Prepare to be shocked, or at least to mildly “tsk tsk.”  For almost three years time, my husband and I did not leave the kids and go on a grown-ups only vacation.  All that changed last weekend, when we left the kids for almost 72 whole hours.  [This almost three years lag violates all of those self-help happy marriage books that mandate weekly dates nights, etc., I know, I know.] We’ve been busy with surgeries, injuries, recoveries, pain medicine infusions, making accessible bathrooms, etc.  I think this just happens when you have a kid with a chronic health condition (and in our case, a progressive disabling condition – often for us faraway medical appointments and medical conferences become our “vacations” – not the same).  But when you make it to 15 years of marriage the gauntlet is thrown and you must celebrate the occasion in some worthwhile celebratory fashion (or at least that is what my husband and friends tell me, just kidding, 15 years is awesome and a big deal).
But, I’m nervous to leave my son, Billy, with anyone other than me or my husband pretty much (and also school is okay).  With Billy it is not a question of “if something is going to happen?” (e.g., femur fracture, spiral fracture of the tibia, breaking the ulna), it is a question of “when will it happen?”  But I toughed up and made some plans.
The grandparents cleared their calendar with several open weekends, and I stalled.  I didn’t want to travel too far away (because then it takes longer to get home if there is trouble).  After several weeks of hemming and hawing, I remembered an out in the middle of nowhere cabin place I’d seen advertised for years and called about availability.  Apparently, you should plan these things more than one week out because they were booked.  I checked back in with the grandparents on the next weekend and finalized reservations and payment.
And then there is the issue of the dog.  Billy has a CCI working dog named Picasso who helps him around the house and goes with Billy to medical appointments.  He is no ordinary dog so I can’t just board him.  Fortunately, dogs are welcome to stay at the cabins (dogs but no kids), yeah!
So we got the kids packed and dropped off at school on Friday morning leaving the grandparents with just one school pick-up for Friday afternoon.  They borrowed my minivan because it’s easier for Billy and his wheels.  [Grandparents told kids to tell me to clean my car – which I would have done had I known they would borrow it, yikes!  It’s a mess.]  After dropping the kids at school, Kevin and I start our drive to remote Mississippi.
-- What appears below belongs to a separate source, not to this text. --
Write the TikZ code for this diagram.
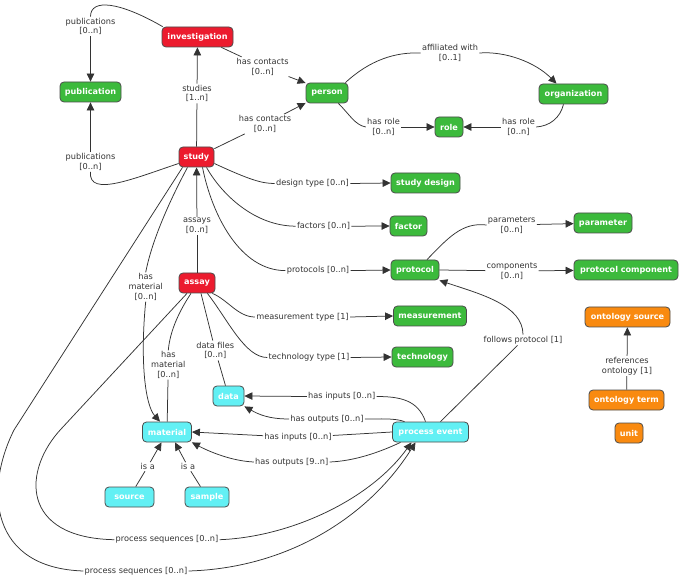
\documentclass[tikz,border=0pt]{standalone}
\usepackage{fontspec}
\setmainfont{DejaVu Sans}
\usetikzlibrary{arrows.meta}
\definecolor{cred}{HTML}{EC1B2E}
\definecolor{cgreen}{HTML}{3CBA3C}
\definecolor{ccyan}{HTML}{62F0F4}
\definecolor{corange}{HTML}{F98A10}
\definecolor{cline}{HTML}{333333}
\definecolor{ctext}{HTML}{333333}
\tikzset{
  box/.style={draw=black!70, line width=0.8pt, rounded corners=4pt, minimum height=20pt,
    inner sep=0pt, text=white, font=\fontsize{8.1}{9}\selectfont\bfseries},
  redbox/.style={box, fill=cred},
  greenbox/.style={box, fill=cgreen},
  cyanbox/.style={box, fill=ccyan},
  orangebox/.style={box, fill=corange},
  lbl/.style={text=ctext, font=\fontsize{8.2}{9.6}\selectfont, align=center, inner sep=1.2pt},
  conn/.style={draw=cline, line width=0.75pt},
  arr/.style={conn, -{Triangle[length=8pt,width=7.5pt]}},
}
\begin{document}
\begin{tikzpicture}[x=1pt,y=-1pt]
\useasboundingbox (0,0) rectangle (680,577);
\fill[white] (0,0) rectangle (680,577);
% nodes
\node[redbox, minimum width=71] (inv) at (197.5,37) {investigation};
\node[greenbox, minimum width=61] (pub) at (90.5,92) {publication};
\node[redbox, minimum width=35] (study) at (196.5,157) {study};
\node[greenbox, minimum width=42] (person) at (327,93) {person};
\node[greenbox, minimum width=69] (org) at (573.5,94) {organization};
\node[greenbox, minimum width=28] (role) at (449,127) {role};
\node[greenbox, minimum width=69] (sdesign) at (425.5,183) {study design};
\node[greenbox, minimum width=37] (factor) at (408.5,226) {factor};
\node[greenbox, minimum width=48] (protocol) at (415,270) {protocol};
\node[greenbox, minimum width=58] (parameter) at (603,223) {parameter};
\node[greenbox, minimum width=104] (pcomp) at (626,270) {protocol component};
\node[redbox, minimum width=36] (assay) at (197,283) {assay};
\node[greenbox, minimum width=73] (meas) at (430,316) {measurement};
\node[greenbox, minimum width=61] (tech) at (422.5,357) {technology};
\node[cyanbox, minimum width=31] (data) at (228.5,396) {data};
\node[cyanbox, minimum width=49] (material) at (167,432) {material};
\node[cyanbox, minimum width=76] (pevent) at (430.5,432) {process event};
\node[cyanbox, minimum width=49] (source) at (129.5,497) {source};
\node[cyanbox, minimum width=44] (sample) at (207,497) {sample};
\node[orangebox, minimum width=85] (osource) at (627.5,317) {ontology source};
\node[orangebox, minimum width=75] (oterm) at (626.5,400) {ontology term};
\node[orangebox, minimum width=28] (unit) at (629,433) {unit};
% labels
\node[lbl] (L1) at (90.5,26.5) {publications\\{}[0..n]};
\node[lbl] (L2) at (197,93.5) {studies\\{}[1..n]};
\node[lbl] (L3) at (262.7,66.7) {has contacts\\{}[0..n]};
\node[lbl] (L4) at (265,124) {has contacts\\{}[0..n]};
\node[lbl] (L5) at (90.5,162) {publications\\{}[0..n]};
\node[lbl] (L6) at (450,53) {affiliated with\\{}[0..1]};
\node[lbl] (L7) at (383.5,127) {has role\\{}[0..n]};
\node[lbl] (L8) at (518.5,127) {has role\\{}[0..n]};
\node[lbl] (L9) at (312.5,183.5) {design type [0..n]};
\node[lbl] (L10) at (323.5,226.2) {factors [0..n]};
\node[lbl] (L11) at (318,270.6) {protocols [0..n]};
\node[lbl] (L12) at (197,226) {assays\\{}[0..n]};
\node[lbl] (L13) at (511.7,225) {parameters\\{}[0..n]};
\node[lbl] (L14) at (512,271) {components\\{}[0..n]};
\node[lbl] (L15) at (523,340) {follows protocol [1]};
\node[lbl] (L16) at (302.5,317) {measurement type [1]};
\node[lbl] (L17) at (309,357.5) {technology type [1]};
\node[lbl] (L18) at (215.3,350.5) {data files\\{}[0..n]};
\node[lbl] (L19) at (168.3,365) {has\\material\\{}[0..n]};
\node[lbl] (L20) at (145.7,287) {has\\material\\{}[0..n]};
\node[lbl] (L21) at (136,571) {process sequences [0..n]};
\node[lbl] (L22) at (167,539.7) {process sequences [0..n]};
\node[lbl] (L23) at (341.7,396.5) {has inputs [0..n]};
\node[lbl] (L24) at (327,419) {has outputs [0..n]};
\node[lbl] (L25) at (298,437.5) {has inputs [0..n]};
\node[lbl] (L26) at (291.7,462) {has outputs [9..n]};
\node[lbl] (L27) at (147.7,466.7) {is a};
\node[lbl] (L28) at (188,466.7) {is a};
\node[lbl] (L29) at (627,366) {references\\ontology [1]};
% connectors
\draw[conn] ([xshift=1pt]inv.north west) .. controls (120,2) and (90.5,-2) .. (L1.north);
\draw[arr] (L1) -- (pub);
\draw[conn] (study) -- (L2);
\draw[arr] (L2) -- (inv);
\draw[conn] ([xshift=-12pt]inv.south east) -- (L3);
\draw[arr] (L3) -- (person.155);
\draw[conn] (study.25) -- (L4);
\draw[arr] (L4) -- (person.205);
\draw[conn] (study.200) .. controls (135,178) and (88,198) .. (L5.south);
\draw[arr] (L5) -- (pub);
\draw[conn] ([xshift=-3pt]person.north east) .. controls (370,60) and (395,52) .. (L6.west);
\draw[arr] (L6.east) .. controls (505,51) and (535,62) .. ([xshift=-17pt]org.north);
\draw[conn] ([xshift=-10pt]person.south east) .. controls (350,115) and (355,125) .. (L7.west);
\draw[arr] (L7.east) -- (role.west);
\draw[conn] ([xshift=-10pt]org.south) .. controls (560,118) and (550,126) .. (L8.east);
\draw[arr] (L8.west) -- (role.east);
\draw[conn] (study.-20) .. controls (250,180) and (262,183.5) .. (L9.west);
\draw[arr] (L9.east) -- (sdesign.west);
\draw[conn] ([xshift=10pt]study.south) .. controls (222,195) and (255,226) .. (L10.west);
\draw[arr] (L10.east) -- (factor.west);
\draw[conn] ([xshift=6pt]study.south) .. controls (212,215) and (240,270.6) .. (L11.west);
\draw[arr] (L11.east) -- (protocol.west);
\draw[conn] (assay) -- (L12);
\draw[arr] (L12) -- (study);
\draw[conn] ([xshift=12pt]protocol.north) .. controls (448,238) and (462,222) .. (L13.west);
\draw[arr] (L13) -- (parameter);
\draw[conn] (protocol.east) -- (L14);
\draw[arr] (L14) -- (pcomp);
\draw[conn] ([xshift=10pt]pevent.north) -- (L15);
\draw[arr] (L15.north) .. controls (523,305) and (480,294) .. (protocol.south east);
\draw[conn] ([xshift=-3pt]assay.south east) .. controls (228,300) and (238,317) .. (L16.west);
\draw[arr] (L16.east) -- (meas.west);
\draw[conn] ([xshift=-8pt]assay.south east) .. controls (228,320) and (245,357.5) .. (L17.west);
\draw[arr] (L17.east) -- (tech.west);
\draw[conn] ([xshift=4pt]assay.south) -- (L18);
\draw[conn] (L18) -- (data);
\draw[conn] ([xshift=-6pt]assay.south) .. controls (180,310) and (170,330) .. (L19.north);
\draw[conn] (L19) -- (material);
\draw[conn] ([xshift=-9pt]study.south) .. controls (170,200) and (152,240) .. (L20.north);
\draw[arr] (L20.south) .. controls (140,360) and (145,405) .. ([xshift=-7pt]material.north);
\draw[conn] ([xshift=-14pt]study.south) -- (14,430) .. controls (-16,490) and (-10,568) .. (L21.west);
\draw[arr] (L21.east) .. controls (290,568) and (370,515) .. ([xshift=-15pt]pevent.south);
\draw[conn] ([xshift=-10pt]assay.south) -- (62,428) .. controls (22,470) and (20,538) .. (L22.west);
\draw[arr] (L22.east) .. controls (290,537) and (370,500) .. ([xshift=-19pt]pevent.south);
\draw[conn] ([xshift=-5pt]pevent.north) .. controls (418,400) and (400,396.5) .. (L23.east);
\draw[arr] (L23.west) -- (data.east);
\draw[conn] ([xshift=-26pt]pevent.north) .. controls (395,418) and (380,419) .. (L24.east);
\draw[arr] (L24.west) .. controls (268,419) and (258,414) .. (data.south east);
\draw[conn] (pevent.west) -- (L25);
\draw[arr] (L25) -- (material.east);
\draw[conn] ([xshift=-30pt]pevent.south) .. controls (380,452) and (355,461) .. (L26.east);
\draw[arr] (L26.west) .. controls (232,461) and (210,452) .. (material.south east);
\draw[conn] (source) -- (L27);
\draw[arr] (L27) -- ([xshift=-5.5pt]material.south);
\draw[conn] (sample) -- (L28);
\draw[arr] (L28) -- ([xshift=8pt]material.south);
\draw[conn] (oterm) -- (L29);
\draw[arr] (L29) -- (osource);
\end{tikzpicture}
\end{document}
As we got closer to the Homochitto National Forest and I could see I had no cell phone coverage in some spots and only emergency coverage in other spots, I did start to feel a little panicky.  No phones or TV in the cabins – but the grandparents had two phone numbers for the caretaker.  The caretaker had warned me that cell coverage would be tricky.  I wondered, not aloud, if I could persuade emergency operators that checking in on the kids really is an emergency.  [Kevin might say I worry too much.] I pretended to be cool as we settled into the cabin – unpacked the ice chest and checked out the creek.  But by late afternoon, I really had to know that the kids got home from school safe and sound.  And ah ha, I found a high enough spot to get a signal and call Grandma.  She sounded disappointed to hear from me – she had made a bet with herself that I would trust them and not call.  She lost the bet and the kids were fine.  [Grandma might also say I worry too much.] The place was absolutely gorgeous.  And we had a great time.  I called, only once, to check on the kids on Saturday – all was fine.  And then we rolled out of there on Sunday, late morning.  All in all with the curvy forest roads it was less than two hours away from home.
In hindsight, I think I might be a little bit of an over-worrier, but still I declare the trip a success.  Oh, and guess who has H1N1 less than a week after the trip, that would be Billy.